We hear a lot of chatter about the consumer not being able pay his bills. That's led to legislation on bailing out troubled homeowners. It has led to tax rebates for families earning less than $150,000. It has even led to drastic rate cut activity by the Fed, as well as a "potential" change in the definition of a conforming loan ($417,000 to $625,000).
That's a lot of stimulus! And yet, many believe that little if anything will work.
(Perhaps that is why the stock market still struggled to break even on the week. And... the S&P 500 is down 15% from October 9 highs.)
If a recession is in the works, many believe that world demand for oil/resources could tank (pun intended). Already, we've seen a barrel of crude slip nearly 10% from the $99 per barrel level to $90 per barrel.
It strikes me as odd, however, that the companies engaged in the location, distribution and sales of natural resources are down 14% in January alone. Is Big Energy really going to fall into a profit recession?

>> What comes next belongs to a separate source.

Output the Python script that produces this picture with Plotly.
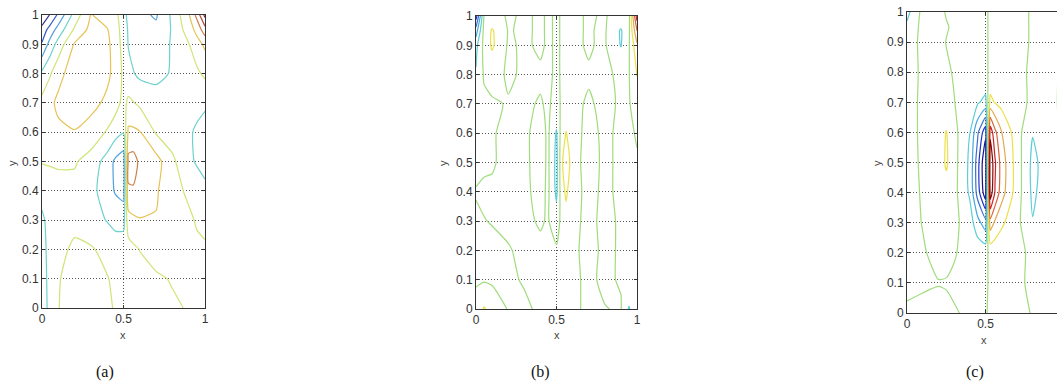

Energy/resources have fallen further in January than most sectors. With the possible exception of technology, energy/resources may have taken the biggest hit.
Granted, I am not inclined to describe the previous bull market leaders (e.g., energy, tech) as tomorrow's leaders, but does anyone really expect the likes of Conoco Phillips (COP), Schlumberger (SLB) and Transocean (RIG) to go the way of the dinosaur? Or, conversely, might now be a time to consider getting iShares GS Natural Resources Fund (IGE) on the cheap?
I believe IGE may be ripe for the resourceful investor. We're still filling up our tanks in this country. Supply is still tight. And the rest of the world, while fearing our slowdown, is not in less need of resources than they were yesterday.
Keep in mind, we've experienced a sharp correction based on recession fears already. Now that we've experienced it, however, it's time to look at how current monetary and fiscal policy are likely to send oil prices up and keep oil company profits free-flowing.